During the ten years that separated Sula and Nel, after her wedding with Jude, Nel retorts into what she does not want to become. She adopts the character of her mother, settling in a conformed and ordered lifestyle, and even showing the same hated smile that her mother had expressed on the train [“then, for no earthly reason, at least no reason that anybody could understand, certainly no reason that Nel understood then or later, [her mother] smiled” (21)] to Jude and Sula. In accordance to the event, Nel explains, “and I did not know how to move my feet or fix my eyes or what. I just stood there seeing it and smiling” (105). The devastation of this incident tears Nel away from her lifelong friend. In her time apart from Sula, Nel becomes restricted by the notion of the “ideal”. Society, in the process, does not allow her to express who she really is, her true identity, in the face of who is “suppose” to be. According to Sula, “now Nel belonged to the town and all of its ways” (120). In this same sense, without Nel, Sula is no longer a complete self; she craves for “the other half of her equation” (121).

Sula also represents Nel’s own identity, that without one another, they both fall apart. Because of this need for each other, after Nel condemns Sula for sleeping with Jude, she feels a heavy sense of loss, which she cannot explain. At this point, Nel distinguishes herself from Sula by justifying her righteous morals in comparison to Sula’s indecent actions. Her grief is symbolized by “a ball of muddy strings, but without weight, fluffy but terrible in its malevolence” (109). Contraire to her belief, that her virtue is above Sula’s, Nel finally realizes Sula’s special role in her life and the gray ball shatters. “A soft ball of fur broke and scattered like dandelion spores in the breeze. ‘All that time, all that time, and I thought I was missing Jude’ . . . ‘We was girls together’ . . . ‘O Lord, Sula,’ she cried, ‘girl, girl, girlgirlgirl’” (174). Thus, Nel acknowledges her need for Sula and that they are not as different as she thought. In her account of “Chicken Little’s” death, she discovers her own hidden “evil” desires. Nel asks herself, “‘why didn’t I feel bad when it happened? How come it felt so good to see him fall?’” (170). In this instant, the lines of good and evil merge; in short, what is in Sula also appears in Nel and vice versa. Thus, Nel and Sula becomes one undistinguishable character. That fusing of their disposition constitutes their idea of friendship. Only through the continuance of their friendship, can their individualities be sustained. When apart, Nel and Sula blends into extremes that deter them from the path, which can strengthen them through life. Together, they are able to maintain their individuality, attaining a unity dependent upon their differences. Hence, the two girls, mutually, become the two spectrums of one another.

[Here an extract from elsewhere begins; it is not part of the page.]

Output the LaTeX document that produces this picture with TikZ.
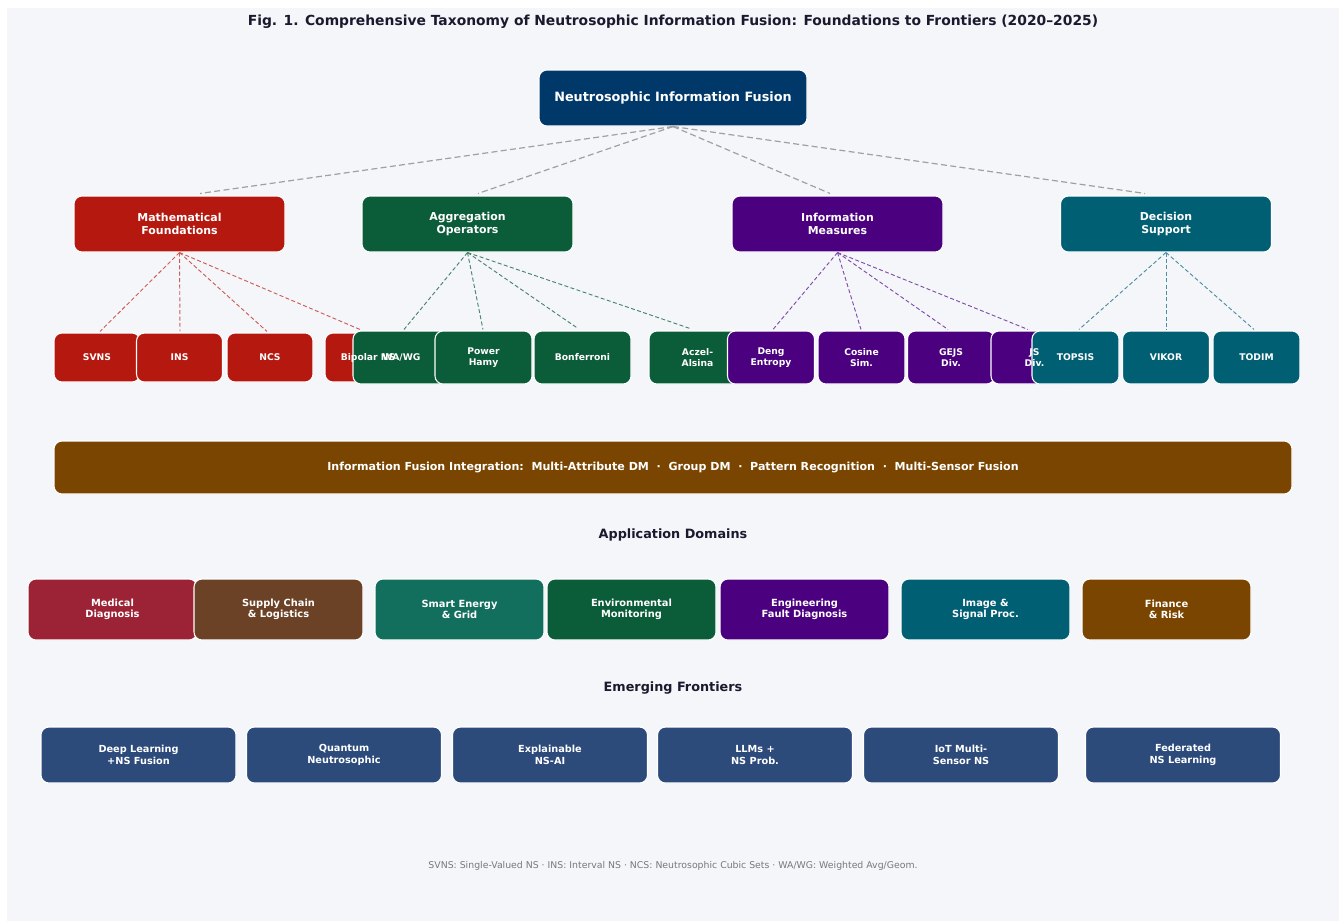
\documentclass[tikz,border=0pt]{standalone}
\usepackage{fontspec}
\setmainfont{DejaVu Sans}
\usetikzlibrary{calc}
\definecolor{panel}{RGB}{245,246,250}
\definecolor{titlec}{RGB}{26,26,46}
\definecolor{rootc}{RGB}{0,56,106}
\definecolor{redc}{RGB}{180,24,14}
\definecolor{greenc}{RGB}{11,92,56}
\definecolor{purplec}{RGB}{75,0,128}
\definecolor{tealc}{RGB}{0,95,115}
\definecolor{bannerc}{RGB}{122,69,0}
\definecolor{medc}{RGB}{155,35,53}
\definecolor{supc}{RGB}{107,66,38}
\definecolor{smec}{RGB}{19,111,93}
\definecolor{fronc}{RGB}{44,74,122}
\definecolor{notec}{RGB}{120,120,120}
\definecolor{rline}{RGB}{160,160,160}
\tikzset{
  box/.style={rectangle, rounded corners=6pt, draw=white, line width=0.8pt, text=white, align=center, inner sep=0pt},
  rootbox/.style={box, fill=rootc, minimum width=201pt, minimum height=42pt, font=\fontsize{9.6}{11.5}\selectfont\bfseries},
  lone/.style={box, minimum width=158.25pt, minimum height=42pt, font=\fontsize{8.2}{9.8}\selectfont\bfseries},
  ltwored/.style={box, fill=redc, minimum width=64.5pt, minimum height=36.75pt, font=\fontsize{6.9}{7.9}\selectfont\bfseries},
  ltwo/.style={box, minimum width=72.75pt, minimum height=39.75pt, font=\fontsize{6.9}{7.9}\selectfont\bfseries},
  ltwob/.style={box, minimum width=65.25pt, minimum height=39.75pt, font=\fontsize{6.9}{7.9}\selectfont\bfseries},
  ltxt/.style={text=white, align=center, inner sep=0pt, font=\fontsize{6.9}{7.9}\selectfont\bfseries},
  appbox/.style={box, minimum width=126.75pt, minimum height=45.75pt, font=\fontsize{7.4}{8.4}\selectfont\bfseries},
  fbox/.style={box, fill=fronc, minimum width=146.25pt, minimum height=42pt, font=\fontsize{7.3}{8.5}\selectfont\bfseries},
  heading/.style={text=titlec, font=\fontsize{9.6}{11.5}\selectfont\bfseries, inner sep=0pt},
  rootline/.style={draw=rline, line width=0.9pt, dash pattern=on 4.5pt off 2.5pt},
  subline/.style={line width=0.7pt, dash pattern=on 3pt off 1.8pt}
}
\begin{document}
\begin{tikzpicture}[x=0.75pt,y=-0.75pt]
\useasboundingbox (0,0) rectangle (1340,921);
\fill[white] (0,0) rectangle (1340,921);
\fill[panel] (7,8) rectangle (1339,921);

% title
\node[text=titlec, font=\fontsize{10.4}{12.5}\selectfont\bfseries, inner sep=0pt] (title) at (673,22)
  {Fig. 1. Comprehensive Taxonomy of Neutrosophic Information Fusion: Foundations to Frontiers (2020–2025)};

% root
\node[rootbox] (root) at (673,98) {Neutrosophic Information Fusion};

% level 1
\node[lone, fill=redc]    (mf) at (179.5,224) {Mathematical\\Foundations};
\node[lone, fill=greenc]  (ao) at (467.5,224) {Aggregation\\Operators};
\node[lone, fill=purplec] (im) at (837.5,224) {Information\\Measures};
\node[lone, fill=tealc]   (ds) at (1166,224)  {Decision\\Support};

\draw[rootline] (root.south) -- ($(mf.north)+(20.5,-2)$);
\draw[rootline] (root.south) -- ($(ao.north)+(10.5,-2)$);
\draw[rootline] (root.south) -- ($(im.north)+(-7.5,-2)$);
\draw[rootline] (root.south) -- ($(ds.north)+(-21,-2)$);

% level 2 : red
\node[ltwored] (svns) at (97,357.5)  {SVNS};
\node[ltwored] (ins)  at (179.5,357.5) {INS};
\node[ltwored] (ncs)  at (270,357.5) {NCS};
\node[ltwored] (bip)  at (368,357.5) {};
% green
\node[ltwo, fill=greenc] (wawg) at (401.5,357.5) {WA/WG};
\node[ltwo, fill=greenc] (ph)   at (483.5,357.5) {Power\\Hamy};
\node[ltwo, fill=greenc] (bon)  at (582.5,357.5) {Bonferroni};
\node[ltwo, fill=greenc] (aa)   at (697.5,357.5) {Aczel-\\Alsina};
% purple
\node[ltwob, fill=purplec] (deng) at (771,357.5)   {Deng\\Entropy};
\node[ltwob, fill=purplec] (cos)  at (861.5,357.5) {Cosine\\Sim.};
\node[ltwob, fill=purplec] (gejs) at (951,357.5)   {GEJS\\Div.};
\node[ltwob, fill=purplec] (js)   at (1034.5,357.5) {};
% teal
\node[ltwob, fill=tealc] (topsis) at (1075.5,357.5) {TOPSIS};
\node[ltwob, fill=tealc] (vikor)  at (1166,357.5)   {VIKOR};
\node[ltwob, fill=tealc] (todim)  at (1256.5,357.5) {TODIM};
% labels drawn above all boxes
\node[ltxt] (biptxt) at (bip.center) {Bipolar NS};
\node[ltxt] (jstxt)  at (js.center)  {JS\\Div.};

% level-2 connectors
\draw[subline, draw=redc!70] (mf.south) -- ($(svns.north)+(3,-1)$);
\draw[subline, draw=redc!70] (mf.south) -- ($(ins.north)+(0.5,-1)$);
\draw[subline, draw=redc!70] (mf.south) -- ($(ncs.north)+(-3,-1)$);
\draw[subline, draw=redc!70] (mf.south) -- ($(bip.north)+(-8,-3)$);
\draw[subline, draw=greenc!75] (ao.south) -- ($(wawg.north)+(2.5,-1)$);
\draw[subline, draw=greenc!75] (ao.south) -- ($(ph.north)+(-0.5,-1)$);
\draw[subline, draw=greenc!75] (ao.south) -- ($(bon.north)+(-4.5,-2)$);
\draw[subline, draw=greenc!75] (ao.south) -- ($(aa.north)+(-7.5,-2)$);
\draw[subline, draw=purplec!70] (im.south) -- ($(deng.north)+(2,-1)$);
\draw[subline, draw=purplec!70] (im.south) -- ($(cos.north)+(-0.5,-1)$);
\draw[subline, draw=purplec!70] (im.south) -- ($(gejs.north)+(-3,-1)$);
\draw[subline, draw=purplec!70] (im.south) -- ($(js.north)+(-6.5,-1)$);
\draw[subline, draw=tealc!70] (ds.south) -- ($(topsis.north)+(3.5,-1)$);
\draw[subline, draw=tealc!70] (ds.south) -- ($(vikor.north)+(0,-1)$);
\draw[subline, draw=tealc!70] (ds.south) -- ($(todim.north)+(-2.5,-1)$);

% banner
\node[box, fill=bannerc, minimum width=928.5pt, minimum height=39.75pt, font=\fontsize{8.3}{10}\selectfont\bfseries] (banner) at (673,467.5)
  {Information Fusion Integration:\ \ Multi-Attribute DM\ \ ·\ \ Group DM\ \ ·\ \ Pattern Recognition\ \ ·\ \ Multi-Sensor Fusion};

% application domains
\node[heading] (apph) at (673,534.5) {Application Domains};
\node[appbox, fill=medc]    (med) at (112.5,609.5) {Medical\\Diagnosis};
\node[appbox, fill=supc]    (sup) at (278.5,609.5) {Supply Chain\\\& Logistics};
\node[appbox, fill=smec]    (sme) at (459.5,609.5) {Smart Energy\\\& Grid};
\node[appbox, fill=greenc]  (env) at (631.5,609.5) {Environmental\\Monitoring};
\node[appbox, fill=purplec] (eng) at (804.5,609.5) {Engineering\\Fault Diagnosis};
\node[appbox, fill=tealc]   (img) at (985.5,609.5) {Image \&\\Signal Proc.};
\node[appbox, fill=bannerc] (fin) at (1166.5,609.5) {Finance\\\& Risk};

% emerging frontiers
\node[heading] (froh) at (673,688) {Emerging Frontiers};
\node[fbox] (dl)  at (138.5,755) {Deep Learning\\+NS Fusion};
\node[fbox] (qn)  at (344,755)   {Quantum\\Neutrosophic};
\node[fbox] (xai) at (550,755)   {Explainable\\NS-AI};
\node[fbox] (llm) at (755,755)   {LLMs +\\NS Prob.};
\node[fbox] (iot) at (961,755)   {IoT Multi-\\Sensor NS};
\node[fbox] (fed) at (1183,755)  {Federated\\NS Learning};

% note
\node[text=notec, font=\fontsize{7}{8.4}\selectfont, inner sep=0pt] (note) at (673,866)
  {SVNS: Single-Valued NS · INS: Interval NS · NCS: Neutrosophic Cubic Sets · WA/WG: Weighted Avg/Geom.};
\end{tikzpicture}
\end{document}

Nel and Sula represents the dual aspect of the characteristic of life, and thus, of morality. At first, Nel is considered to be “moral” and righteous, in contrast with Sula, who is impetuous and unlimited; but later, Nel discovers that those lines between right and wrong is not as clear. The ambiguity between the two concepts lies in the fact that morality can be interpreted in many distinct ways. When each of the girls are striving to live alone, they both have their own set of morals, each presented differently. But however, together, they were able to make use of their ideas to help each other out. Morrison attempts to show, through Nel and Sula, how the two extremes blend to form the perfect relationship, one that demonstrates the duality of human beings. Neither Nel nor Sula is complete without the other; they need each other for relief from their restrained conformities, in order to have a fulfilling existence. In that aspect, Sula and Nel both require the other’s polar personalities to form a healthy balance. They can not act independently of each other to surpass barriers, but rather, need to be as two parts interacting as one. Being versatile and capable of all sides of the spectrum, like the extremes of Nel and Sula, is the only way of survival. So therefore, the combination of the two characters is the perfect underlying understanding of both each other as a unit and their own individual personalities separately. The characters use each other’s strengths to project the needs of one another. On one hand, they did not want to see the problems in their own personalities, but at the same time; these realizations helped them to understand their own vices and virtues.